Your instructions:
Write out the material again word for word, dropping any images it holds.

Supplied material:
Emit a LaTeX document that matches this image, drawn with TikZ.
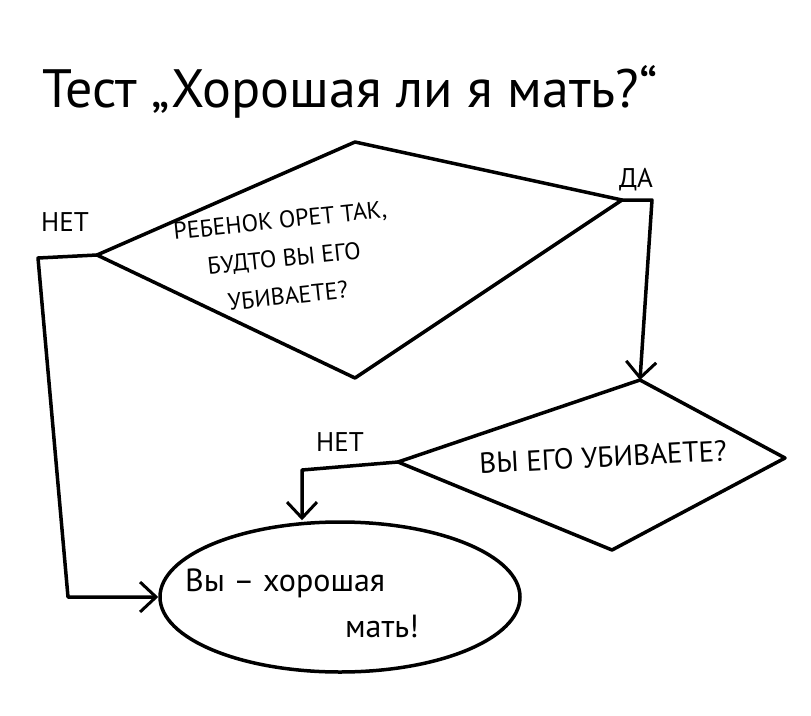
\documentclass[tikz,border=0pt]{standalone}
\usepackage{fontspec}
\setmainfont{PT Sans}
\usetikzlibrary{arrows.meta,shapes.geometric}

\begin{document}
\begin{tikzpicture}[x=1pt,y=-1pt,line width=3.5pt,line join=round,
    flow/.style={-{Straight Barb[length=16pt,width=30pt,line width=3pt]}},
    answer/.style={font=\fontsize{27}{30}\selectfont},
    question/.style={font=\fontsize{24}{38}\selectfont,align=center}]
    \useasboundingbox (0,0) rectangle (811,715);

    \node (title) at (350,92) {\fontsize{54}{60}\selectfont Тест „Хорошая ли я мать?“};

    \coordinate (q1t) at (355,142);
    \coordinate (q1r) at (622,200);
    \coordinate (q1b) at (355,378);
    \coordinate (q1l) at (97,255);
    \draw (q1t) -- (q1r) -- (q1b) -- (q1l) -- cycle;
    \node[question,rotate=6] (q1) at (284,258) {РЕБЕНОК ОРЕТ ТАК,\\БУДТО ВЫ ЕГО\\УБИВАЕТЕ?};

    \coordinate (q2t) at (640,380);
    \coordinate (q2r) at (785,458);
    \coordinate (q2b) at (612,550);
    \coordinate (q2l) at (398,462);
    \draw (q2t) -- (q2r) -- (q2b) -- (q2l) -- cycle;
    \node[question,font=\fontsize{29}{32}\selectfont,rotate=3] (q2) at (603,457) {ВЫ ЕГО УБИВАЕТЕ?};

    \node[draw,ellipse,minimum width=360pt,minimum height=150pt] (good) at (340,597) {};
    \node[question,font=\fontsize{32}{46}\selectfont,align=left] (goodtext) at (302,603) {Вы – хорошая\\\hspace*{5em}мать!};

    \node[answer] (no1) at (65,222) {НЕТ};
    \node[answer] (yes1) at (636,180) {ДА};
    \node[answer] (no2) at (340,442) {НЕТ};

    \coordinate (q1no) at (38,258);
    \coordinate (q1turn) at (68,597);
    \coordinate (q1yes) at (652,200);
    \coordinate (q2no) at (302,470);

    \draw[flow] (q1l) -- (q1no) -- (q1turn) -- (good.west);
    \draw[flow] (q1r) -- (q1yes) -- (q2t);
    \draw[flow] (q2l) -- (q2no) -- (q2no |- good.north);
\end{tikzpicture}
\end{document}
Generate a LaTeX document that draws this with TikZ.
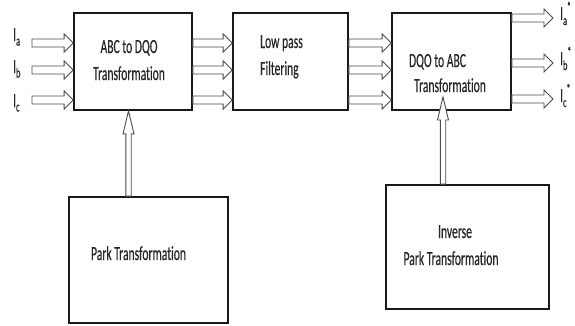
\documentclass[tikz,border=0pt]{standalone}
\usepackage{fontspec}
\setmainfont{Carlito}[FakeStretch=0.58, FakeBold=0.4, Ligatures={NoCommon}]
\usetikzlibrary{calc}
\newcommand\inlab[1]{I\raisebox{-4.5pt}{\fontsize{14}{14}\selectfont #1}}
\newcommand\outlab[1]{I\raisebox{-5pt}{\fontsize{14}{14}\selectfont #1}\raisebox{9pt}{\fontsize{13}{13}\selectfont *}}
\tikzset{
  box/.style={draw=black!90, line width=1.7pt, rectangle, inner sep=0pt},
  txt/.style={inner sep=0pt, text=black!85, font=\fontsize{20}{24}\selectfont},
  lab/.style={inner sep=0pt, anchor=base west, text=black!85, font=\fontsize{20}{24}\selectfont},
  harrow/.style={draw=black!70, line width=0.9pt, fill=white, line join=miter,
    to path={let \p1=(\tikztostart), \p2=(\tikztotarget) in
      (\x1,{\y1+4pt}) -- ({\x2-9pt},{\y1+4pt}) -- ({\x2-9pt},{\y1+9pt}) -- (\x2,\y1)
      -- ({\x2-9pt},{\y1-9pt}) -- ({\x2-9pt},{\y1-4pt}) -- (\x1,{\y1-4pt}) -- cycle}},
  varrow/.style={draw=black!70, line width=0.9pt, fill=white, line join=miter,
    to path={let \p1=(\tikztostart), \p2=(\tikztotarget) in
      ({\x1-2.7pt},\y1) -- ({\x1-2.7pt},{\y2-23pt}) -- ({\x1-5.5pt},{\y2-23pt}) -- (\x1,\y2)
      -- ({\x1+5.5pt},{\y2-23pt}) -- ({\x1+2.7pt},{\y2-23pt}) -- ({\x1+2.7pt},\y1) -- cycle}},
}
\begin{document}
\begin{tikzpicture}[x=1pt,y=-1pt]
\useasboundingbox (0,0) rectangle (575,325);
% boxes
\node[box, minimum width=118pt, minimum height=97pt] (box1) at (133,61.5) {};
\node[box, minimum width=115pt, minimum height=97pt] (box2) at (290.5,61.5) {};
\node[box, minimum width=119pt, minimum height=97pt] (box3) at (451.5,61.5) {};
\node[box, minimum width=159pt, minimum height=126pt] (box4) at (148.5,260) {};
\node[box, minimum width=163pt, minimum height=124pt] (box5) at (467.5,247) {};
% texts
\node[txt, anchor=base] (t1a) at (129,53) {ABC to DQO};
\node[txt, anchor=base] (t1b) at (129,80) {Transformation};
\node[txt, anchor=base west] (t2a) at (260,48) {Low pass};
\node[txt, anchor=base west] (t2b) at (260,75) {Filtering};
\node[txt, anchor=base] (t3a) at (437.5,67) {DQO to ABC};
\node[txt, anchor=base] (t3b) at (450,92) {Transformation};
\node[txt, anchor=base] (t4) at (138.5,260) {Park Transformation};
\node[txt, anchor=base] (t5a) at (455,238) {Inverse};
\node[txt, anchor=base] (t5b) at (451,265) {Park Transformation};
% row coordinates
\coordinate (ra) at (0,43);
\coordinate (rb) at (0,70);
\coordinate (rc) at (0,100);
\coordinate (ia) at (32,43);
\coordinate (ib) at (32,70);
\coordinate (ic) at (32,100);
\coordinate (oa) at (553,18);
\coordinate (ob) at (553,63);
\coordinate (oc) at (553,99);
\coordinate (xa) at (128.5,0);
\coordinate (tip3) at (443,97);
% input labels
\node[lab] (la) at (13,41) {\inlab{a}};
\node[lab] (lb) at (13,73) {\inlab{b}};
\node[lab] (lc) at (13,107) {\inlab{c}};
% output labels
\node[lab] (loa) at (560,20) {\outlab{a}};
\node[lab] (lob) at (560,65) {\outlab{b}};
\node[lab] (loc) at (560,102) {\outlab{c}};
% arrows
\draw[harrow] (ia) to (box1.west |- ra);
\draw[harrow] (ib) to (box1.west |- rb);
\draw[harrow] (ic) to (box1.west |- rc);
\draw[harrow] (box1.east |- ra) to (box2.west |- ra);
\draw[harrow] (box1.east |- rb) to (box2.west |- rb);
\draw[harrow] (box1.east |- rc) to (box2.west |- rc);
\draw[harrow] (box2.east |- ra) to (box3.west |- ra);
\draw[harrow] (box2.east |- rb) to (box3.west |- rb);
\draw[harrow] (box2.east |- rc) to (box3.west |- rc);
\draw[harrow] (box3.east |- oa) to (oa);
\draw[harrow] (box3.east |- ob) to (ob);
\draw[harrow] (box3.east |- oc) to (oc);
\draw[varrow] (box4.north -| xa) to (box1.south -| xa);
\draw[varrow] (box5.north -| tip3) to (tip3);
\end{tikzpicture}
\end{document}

Completed task:
Emit a LaTeX document that matches this image, drawn with TikZ.
\documentclass[tikz,border=0pt]{standalone}
\usepackage{fontspec}
\setmainfont{PT Sans}
\usetikzlibrary{arrows.meta,shapes.geometric}

\begin{document}
\begin{tikzpicture}[x=1pt,y=-1pt,line width=3.5pt,line join=round,
    flow/.style={-{Straight Barb[length=16pt,width=30pt,line width=3pt]}},
    answer/.style={font=\fontsize{27}{30}\selectfont},
    question/.style={font=\fontsize{24}{38}\selectfont,align=center}]
    \useasboundingbox (0,0) rectangle (811,715);

    \node (title) at (350,92) {\fontsize{54}{60}\selectfont Тест „Хорошая ли я мать?“};

    \coordinate (q1t) at (355,142);
    \coordinate (q1r) at (622,200);
    \coordinate (q1b) at (355,378);
    \coordinate (q1l) at (97,255);
    \draw (q1t) -- (q1r) -- (q1b) -- (q1l) -- cycle;
    \node[question,rotate=6] (q1) at (284,258) {РЕБЕНОК ОРЕТ ТАК,\\БУДТО ВЫ ЕГО\\УБИВАЕТЕ?};

    \coordinate (q2t) at (640,380);
    \coordinate (q2r) at (785,458);
    \coordinate (q2b) at (612,550);
    \coordinate (q2l) at (398,462);
    \draw (q2t) -- (q2r) -- (q2b) -- (q2l) -- cycle;
    \node[question,font=\fontsize{29}{32}\selectfont,rotate=3] (q2) at (603,457) {ВЫ ЕГО УБИВАЕТЕ?};

    \node[draw,ellipse,minimum width=360pt,minimum height=150pt] (good) at (340,597) {};
    \node[question,font=\fontsize{32}{46}\selectfont,align=left] (goodtext) at (302,603) {Вы – хорошая\\\hspace*{5em}мать!};

    \node[answer] (no1) at (65,222) {НЕТ};
    \node[answer] (yes1) at (636,180) {ДА};
    \node[answer] (no2) at (340,442) {НЕТ};

    \coordinate (q1no) at (38,258);
    \coordinate (q1turn) at (68,597);
    \coordinate (q1yes) at (652,200);
    \coordinate (q2no) at (302,470);

    \draw[flow] (q1l) -- (q1no) -- (q1turn) -- (good.west);
    \draw[flow] (q1r) -- (q1yes) -- (q2t);
    \draw[flow] (q2l) -- (q2no) -- (q2no |- good.north);
\end{tikzpicture}
\end{document}
Generate a LaTeX document that draws this with TikZ.
\documentclass[tikz,border=0pt]{standalone}
\usepackage{fontspec}
\setmainfont{Carlito}[FakeStretch=0.58, FakeBold=0.4, Ligatures={NoCommon}]
\usetikzlibrary{calc}
\newcommand\inlab[1]{I\raisebox{-4.5pt}{\fontsize{14}{14}\selectfont #1}}
\newcommand\outlab[1]{I\raisebox{-5pt}{\fontsize{14}{14}\selectfont #1}\raisebox{9pt}{\fontsize{13}{13}\selectfont *}}
\tikzset{
  box/.style={draw=black!90, line width=1.7pt, rectangle, inner sep=0pt},
  txt/.style={inner sep=0pt, text=black!85, font=\fontsize{20}{24}\selectfont},
  lab/.style={inner sep=0pt, anchor=base west, text=black!85, font=\fontsize{20}{24}\selectfont},
  harrow/.style={draw=black!70, line width=0.9pt, fill=white, line join=miter,
    to path={let \p1=(\tikztostart), \p2=(\tikztotarget) in
      (\x1,{\y1+4pt}) -- ({\x2-9pt},{\y1+4pt}) -- ({\x2-9pt},{\y1+9pt}) -- (\x2,\y1)
      -- ({\x2-9pt},{\y1-9pt}) -- ({\x2-9pt},{\y1-4pt}) -- (\x1,{\y1-4pt}) -- cycle}},
  varrow/.style={draw=black!70, line width=0.9pt, fill=white, line join=miter,
    to path={let \p1=(\tikztostart), \p2=(\tikztotarget) in
      ({\x1-2.7pt},\y1) -- ({\x1-2.7pt},{\y2-23pt}) -- ({\x1-5.5pt},{\y2-23pt}) -- (\x1,\y2)
      -- ({\x1+5.5pt},{\y2-23pt}) -- ({\x1+2.7pt},{\y2-23pt}) -- ({\x1+2.7pt},\y1) -- cycle}},
}
\begin{document}
\begin{tikzpicture}[x=1pt,y=-1pt]
\useasboundingbox (0,0) rectangle (575,325);
% boxes
\node[box, minimum width=118pt, minimum height=97pt] (box1) at (133,61.5) {};
\node[box, minimum width=115pt, minimum height=97pt] (box2) at (290.5,61.5) {};
\node[box, minimum width=119pt, minimum height=97pt] (box3) at (451.5,61.5) {};
\node[box, minimum width=159pt, minimum height=126pt] (box4) at (148.5,260) {};
\node[box, minimum width=163pt, minimum height=124pt] (box5) at (467.5,247) {};
% texts
\node[txt, anchor=base] (t1a) at (129,53) {ABC to DQO};
\node[txt, anchor=base] (t1b) at (129,80) {Transformation};
\node[txt, anchor=base west] (t2a) at (260,48) {Low pass};
\node[txt, anchor=base west] (t2b) at (260,75) {Filtering};
\node[txt, anchor=base] (t3a) at (437.5,67) {DQO to ABC};
\node[txt, anchor=base] (t3b) at (450,92) {Transformation};
\node[txt, anchor=base] (t4) at (138.5,260) {Park Transformation};
\node[txt, anchor=base] (t5a) at (455,238) {Inverse};
\node[txt, anchor=base] (t5b) at (451,265) {Park Transformation};
% row coordinates
\coordinate (ra) at (0,43);
\coordinate (rb) at (0,70);
\coordinate (rc) at (0,100);
\coordinate (ia) at (32,43);
\coordinate (ib) at (32,70);
\coordinate (ic) at (32,100);
\coordinate (oa) at (553,18);
\coordinate (ob) at (553,63);
\coordinate (oc) at (553,99);
\coordinate (xa) at (128.5,0);
\coordinate (tip3) at (443,97);
% input labels
\node[lab] (la) at (13,41) {\inlab{a}};
\node[lab] (lb) at (13,73) {\inlab{b}};
\node[lab] (lc) at (13,107) {\inlab{c}};
% output labels
\node[lab] (loa) at (560,20) {\outlab{a}};
\node[lab] (lob) at (560,65) {\outlab{b}};
\node[lab] (loc) at (560,102) {\outlab{c}};
% arrows
\draw[harrow] (ia) to (box1.west |- ra);
\draw[harrow] (ib) to (box1.west |- rb);
\draw[harrow] (ic) to (box1.west |- rc);
\draw[harrow] (box1.east |- ra) to (box2.west |- ra);
\draw[harrow] (box1.east |- rb) to (box2.west |- rb);
\draw[harrow] (box1.east |- rc) to (box2.west |- rc);
\draw[harrow] (box2.east |- ra) to (box3.west |- ra);
\draw[harrow] (box2.east |- rb) to (box3.west |- rb);
\draw[harrow] (box2.east |- rc) to (box3.west |- rc);
\draw[harrow] (box3.east |- oa) to (oa);
\draw[harrow] (box3.east |- ob) to (ob);
\draw[harrow] (box3.east |- oc) to (oc);
\draw[varrow] (box4.north -| xa) to (box1.south -| xa);
\draw[varrow] (box5.north -| tip3) to (tip3);
\end{tikzpicture}
\end{document}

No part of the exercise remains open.